As a conclusion of the previous, it might be worth comparing our results on bird attractiveness to results of other such studies based on different methods (even for a subset of species if global coverage of species is not available in other data sets). This would allow to create understanding on whether local perceptions might differ from the average global perceptions on birds’ aesthetic value to people, and what are the drivers of those differences. Also, an addition of birds’ sounds’ aesthetic appeal would be informative to also understand the vocal aspects of birds’ aesthetics to humans. Aesthetic attractiveness can be used to direct conservation marketing and to understand which are useful flagship bird species. In addition to this, conservation culturomic studies41, where large scale digital data sets are used to understand e.g. human’s perception on different nature related topics, can benefit from this dataset. It can be used together with other data to monitor the overall cultural interest of bird species including aesthetic value.

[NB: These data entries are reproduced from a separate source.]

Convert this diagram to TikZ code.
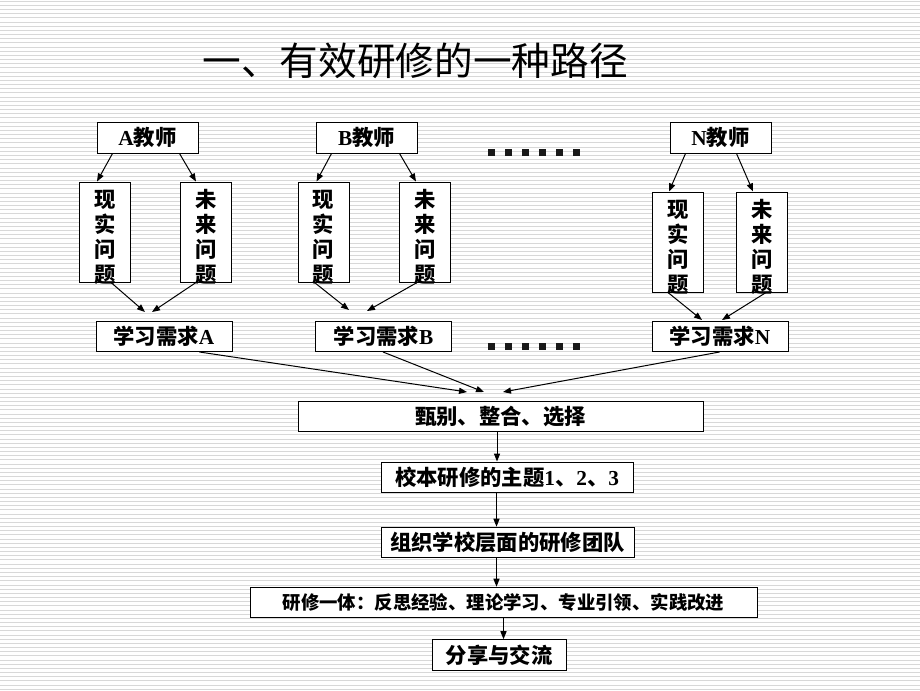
\documentclass[tikz,border=0pt]{standalone}
\usepackage{fontspec}
\setmainfont{Noto Sans CJK SC}
\newfontfamily\latf{Liberation Serif}
\usetikzlibrary{arrows.meta,calc}
\definecolor{stripe}{RGB}{216,216,216}
\tikzset{
  stripeline/.style={draw=stripe,line width=0.75pt},
  boxnode/.style={draw=black,fill=white,line width=0.75pt,inner sep=0pt,
    font=\bfseries\fontsize{16pt}{18.75pt}\selectfont},
  tbox/.style={boxnode,minimum width=75.75pt,minimum height=23.25pt},
  vbox/.style={boxnode,minimum width=38.25pt,minimum height=75pt},
  vtext/.style={inner sep=0pt,align=center,font=\bfseries\fontsize{16pt}{18.75pt}\selectfont},
  qbox/.style={boxnode,minimum width=102pt,minimum height=22.5pt},
  fbox/.style={boxnode,minimum height=23pt},
  arr/.style={draw=black,line width=0.75pt,-{Triangle[length=6pt,width=4.6pt]}},
  dotsq/.style={fill=black!90}
}
\begin{document}
\begin{tikzpicture}[x=0.75pt,y=-0.75pt]
\useasboundingbox (0,0) rectangle (920,690);
\fill[white] (0,0) rectangle (920,690);
\foreach \i in {0,...,165} {
  \draw[stripeline] (0,{1.2+4.17*\i}) -- (920,{1.2+4.17*\i});
}
% title
\node[inner sep=0pt,font=\fontsize{29pt}{34pt}\selectfont] (title) at (415,61) {一、有效研修的一种路径};

% teachers
\node[tbox] (tA) at (147.5,137.5) {{\latf A}教师};
\node[tbox] (tB) at (366.5,137.5) {{\latf B}教师};
\node[tbox] (tN) at (720.5,137.5) {{\latf N}教师};

% vertical boxes
\node[vbox] (xA) at (105,232) {};
\node[vbox] (yA) at (206,232) {};
\node[vbox] (xB) at (323.5,232) {};
\node[vbox] (yB) at (425,232) {};
\node[vbox] (xN) at (678,242) {};
\node[vbox] (yN) at (762,242) {};
\node[vtext] (xAt) at (105,237) {现\\实\\问\\题};
\node[vtext] (yAt) at (206,237) {未\\来\\问\\题};
\node[vtext] (xBt) at (323.5,237) {现\\实\\问\\题};
\node[vtext] (yBt) at (425,237) {未\\来\\问\\题};
\node[vtext] (xNt) at (678,247) {现\\实\\问\\题};
\node[vtext] (yNt) at (762,247) {未\\来\\问\\题};

% needs boxes
\node[qbox] (qA) at (164,336.5) {学习需求{\latf A}};
\node[qbox] (qB) at (383.5,336.5) {学习需求{\latf B}};
\node[qbox] (qN) at (720,336.5) {学习需求{\latf N}};

% flow boxes
\node[fbox,minimum width=303.75pt,minimum height=22.5pt] (zb) at (500.5,416) {甄别、整合、选择};
\node[fbox,minimum width=189pt,minimum height=22.5pt] (xb) at (507,477) {校本研修的主题{\latf 1}、{\latf 2}、{\latf 3}};
\node[fbox,minimum width=189.75pt] (zz) at (507.5,542.5) {组织学校层面的研修团队};
\node[fbox,minimum width=380.25pt,font=\bfseries\fontsize{13.8pt}{16pt}\selectfont] (yx) at (503.5,602.5) {研修一体：反思经验、理论学习、专业引领、实践改进};
\node[fbox,minimum width=100.5pt] (fx) at (499,655) {分享与交流};

% dots
\foreach \k in {0,...,5} {
  \fill[dotsq] ({488+17*\k},148.5) rectangle ++(7,7);
  \fill[dotsq] ({488+17*\k},342.5) rectangle ++(7,7);
}

% teacher -> problem arrows
\draw[arr] ($(tA.south west)+(16,0)$) -- ($(xA.north west)+(18,0)$);
\draw[arr] ($(tA.south west)+(83,0)$) -- ($(yA.north west)+(16,0)$);
\draw[arr] ($(tB.south west)+(16,0)$) -- ($(xB.north west)+(19,0)$);
\draw[arr] ($(tB.south west)+(84,0)$) -- ($(yB.north west)+(17,0)$);
\draw[arr] ($(tN.south west)+(16,0)$) -- ($(xN.north west)+(17,0)$);
\draw[arr] ($(tN.south west)+(67,0)$) -- ($(yN.north west)+(17,0)$);

% problem -> needs (free tips)
\coordinate (pA1) at (145,312);
\coordinate (pA2) at (152,312);
\coordinate (pB1) at (349,310);
\coordinate (pB2) at (367,311);
\coordinate (pN1) at (702,320);
\coordinate (pN2) at (722,320);
\draw[arr] ($(xA.south west)+(32,0)$) -- (pA1);
\draw[arr] ($(yA.south west)+(16,0)$) -- (pA2);
\draw[arr] ($(xB.south west)+(17,0)$) -- (pB1);
\draw[arr] ($(yB.south west)+(18,0)$) -- (pB2);
\draw[arr] ($(xN.south west)+(16,0)$) -- (pN1);
\draw[arr] ($(yN.south west)+(30,0)$) -- (pN2);

% needs -> selection
\coordinate (s1) at (467,392);
\coordinate (s2) at (484,392);
\coordinate (s3) at (503,392);
\draw[arr] ($(qA.south west)+(104,0)$) -- (s1);
\draw[arr] ($(qB.south west)+(68,0)$) -- (s2);
\draw[arr] ($(qN.south west)+(68,0)$) -- (s3);

% flow arrows
\draw[arr] (zb.south -| 497,0) -- (xb.north -| 497,0);
\draw[arr] (xb.south -| 496.5,0) -- (zz.north -| 496.5,0);
\draw[arr] (zz.south -| 496.5,0) -- (yx.north -| 496.5,0);
\draw[arr] (yx.south -| 503.5,0) -- (fx.north -| 503.5,0);
\end{tikzpicture}
\end{document}
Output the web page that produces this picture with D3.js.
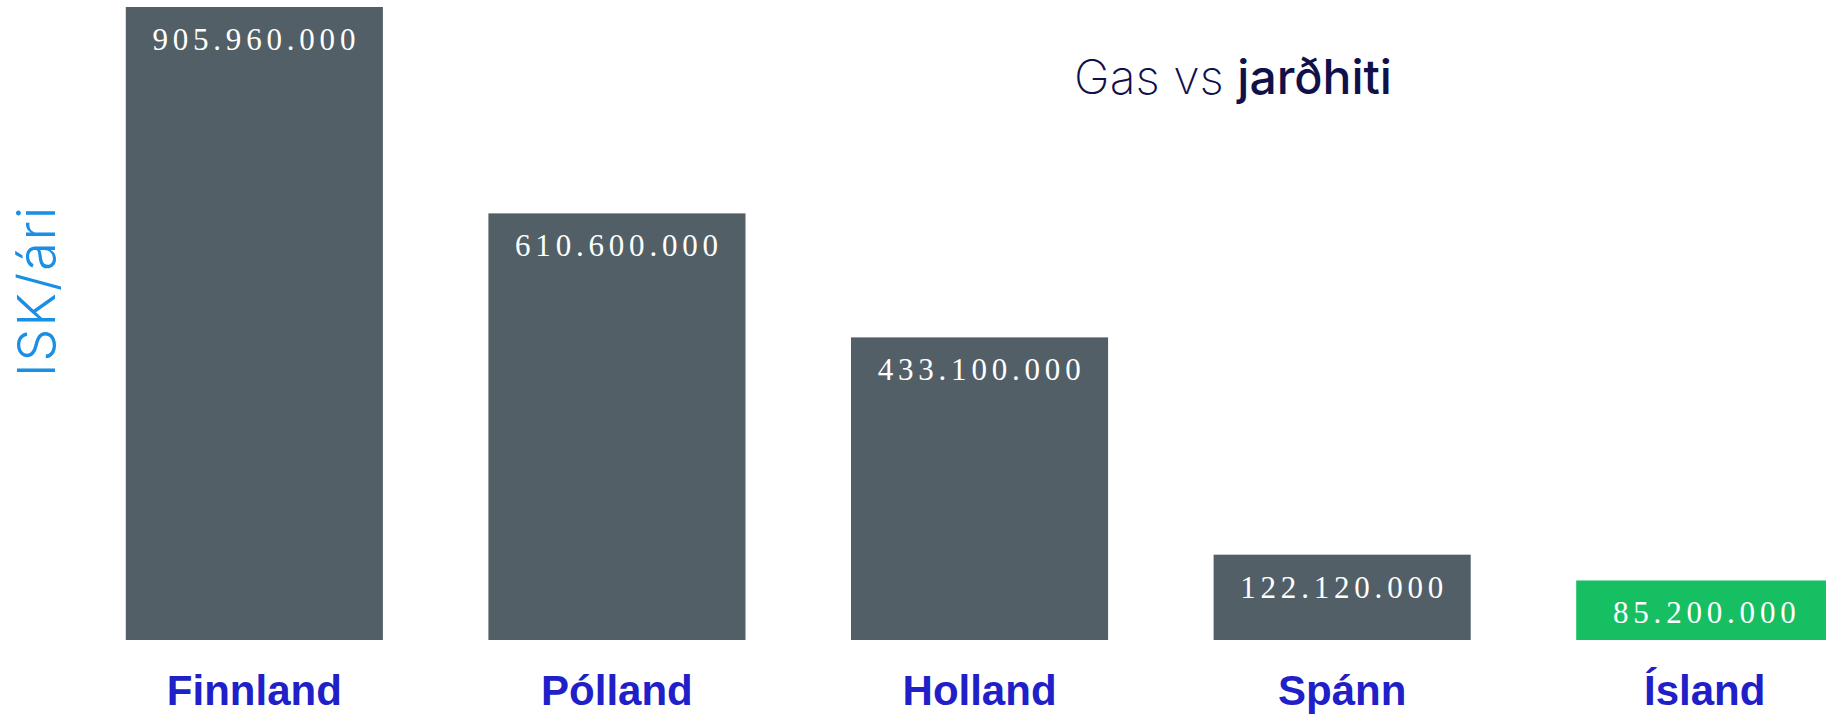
<!DOCTYPE html>
<html>
<head>
<meta charset="utf-8">
<script src="https://cdn.jsdelivr.net/npm/d3@7"></script>
<style>
  html, body { margin: 0; padding: 0; background: #fff; overflow: hidden; }
</style>
</head>
<body>
<div id="chart"></div>
<script>
// data
var countries = ["Finnland", "Pólland", "Holland", "Spánn", "Ísland"];
var costs = [905960000, 610600000, 433100000, 122120000, 85200000];
var highlight = ["Ísland"];

var width = 1826, height = 714;
var margin = { top: 7, bottom: 74, left: 125.8 };

var svg = d3.select("#chart")
  .append("svg")
  .attr("width", width)
  .attr("height", height);

var x = d3.scaleBand()
  .domain(countries)
  .range([margin.left, 1833.3])
  .paddingInner(0.291)
  .paddingOuter(0);

var y = d3.scaleLinear()
  .domain([0, d3.max(costs)])
  .range([height - margin.bottom, margin.top]);

var fmt = d3.formatLocale({ decimal: ",", thousands: ".", grouping: [3], currency: ["", ""] }).format(",d");

var data = countries.map(function (c, i) { return { country: c, value: costs[i] }; });

// bars
svg.selectAll(".bar")
  .data(data)
  .enter()
  .append("rect")
  .attr("class", "bar")
  .attr("x", function (d) { return x(d.country); })
  .attr("y", function (d) { return y(d.value); })
  .attr("width", x.bandwidth())
  .attr("height", function (d) { return y(0) - y(d.value); })
  .attr("fill", function (d) { return highlight.indexOf(d.country) >= 0 ? "#17bf63" : "#535f66"; });

// value labels inside bars
svg.selectAll(".val")
  .data(data)
  .enter()
  .append("text")
  .attr("class", "val")
  .attr("x", function (d) { return x(d.country) + x.bandwidth() / 2 + 2; })
  .attr("y", function (d) { return y(d.value) + 43; })
  .attr("text-anchor", "middle")
  .attr("fill", "#ffffff")
  .style("font-family", "'Liberation Serif', 'DejaVu Serif', serif")
  .style("font-size", "31px")
  .style("letter-spacing", "4.8px")
  .text(function (d) { return fmt(d.value); });

// x axis labels
var xAxis = d3.axisBottom(x).tickSize(0).tickPadding(0);
var gx = svg.append("g")
  .attr("class", "x-axis")
  .attr("transform", "translate(0," + y(0) + ")")
  .call(xAxis);
gx.select(".domain").remove();
gx.selectAll("text")
  .attr("dy", null)
  .attr("y", 65)
  .attr("fill", "#2020c8")
  .style("font-family", "'Liberation Sans', Arial, sans-serif")
  .style("font-weight", "bold")
  .style("font-size", "42px");

// y label
svg.append("text")
  .attr("transform", "translate(55,291) rotate(-90)")
  .attr("text-anchor", "middle")
  .attr("fill", "#1a8fe3")
  .style("font-family", "Inter, 'Open Sans', sans-serif")
  .style("font-weight", "300")
  .style("font-size", "52px")
  .style("letter-spacing", "2px")
  .text("ISK/ári");

// title
var title = svg.append("text")
  .attr("x", 1233)
  .attr("y", 94)
  .attr("text-anchor", "middle")
  .attr("fill", "#10104a")
  .style("font-family", "Inter, 'Open Sans', sans-serif")
  .style("font-size", "48px");
title.append("tspan").style("font-weight", "200").text("Gas vs ");
title.append("tspan").style("font-weight", "500").text("jarðhiti");
</script>
</body>
</html>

Aesthetic attractiveness values can give insights to the way people value and have interest towards bird species. A similar study on attractiveness could easily be repeated for other taxa, given that a comprehensive set of photos is available to use. Also, this study on birds does not cover, in a balanced way, all the cultures of the world, and therefore it would be useful to further extend or repeat the study to collect even more ratings e.g., from the cultures that we did not cover.

As a concluding remark, as we publish the raw data from the iratebirds application and user survey we do also point out that it is possible to build other models with it besides the one we publish here .

Usage limitations

Users should take note that the data set does not cover all cultures globally even though it is representative of respondents from several cultural backgrounds (Table S2 in Supplement 1). Also, we have not, for instance, compared the responses of people from different backgrounds, but have aimed to have the average overall visual aesthetic attractiveness rating across demographies. However, our hierarchical models show that the demographic background, birding skills, or nature-related attitudes of the respondents does not, at large, impact the average attractiveness scoring of the bird species (Fig. 3) and therefore the use of the full model’s scores in our dataset can give reliable average insights into the visual aesthetic attractiveness of birds to people. Also, the full model has been corrected for certain biases such as lower quality of photos or low number of raters per bird and is therefore a better score than the raw average from the ratings.

When choosing to use only a section of the data, the user might want to keep in mind the following: We do not have demographic user data for all the ratings, so if that is important to consider, select only those ratings for which it is given (the raw data file ‘iratebirds_raw_data_taxonomy_photoinfo_ratings_survey_251022.csv’ has a column called ‘survey_consent’ in which the value ‘Yes’ is given for the users who provided demographic data). Also, it’s worth checking how many users rated the bird species and on how many photos the score is based on so that the photograph’s quality of one picture does not impact the rating in cases where only one photograph was used. There are 188 cases (1.7% of total bird species) where we had only one photo per bird used for ratings, and 39 out of those (0.03% out of total bird species) have been rated by only one user.

It might be, for the user of this data, important to check where the users of the subset of data come from, is the subset culturally representative? From the raw data file (iratebirds_raw_data_taxonomy_photoinfo_ratings_survey_251022.csv’) it is possible to do a selection of bird species that live only in a certain region or to select only ratings from users who are of certain demographics, e.g., by age or home country.

The taxonomy of this data follows the eBird/Clements integrated checklist v. 201938. It is recommended to update and/or match the taxonomy before use or before joining with other bird species data sets.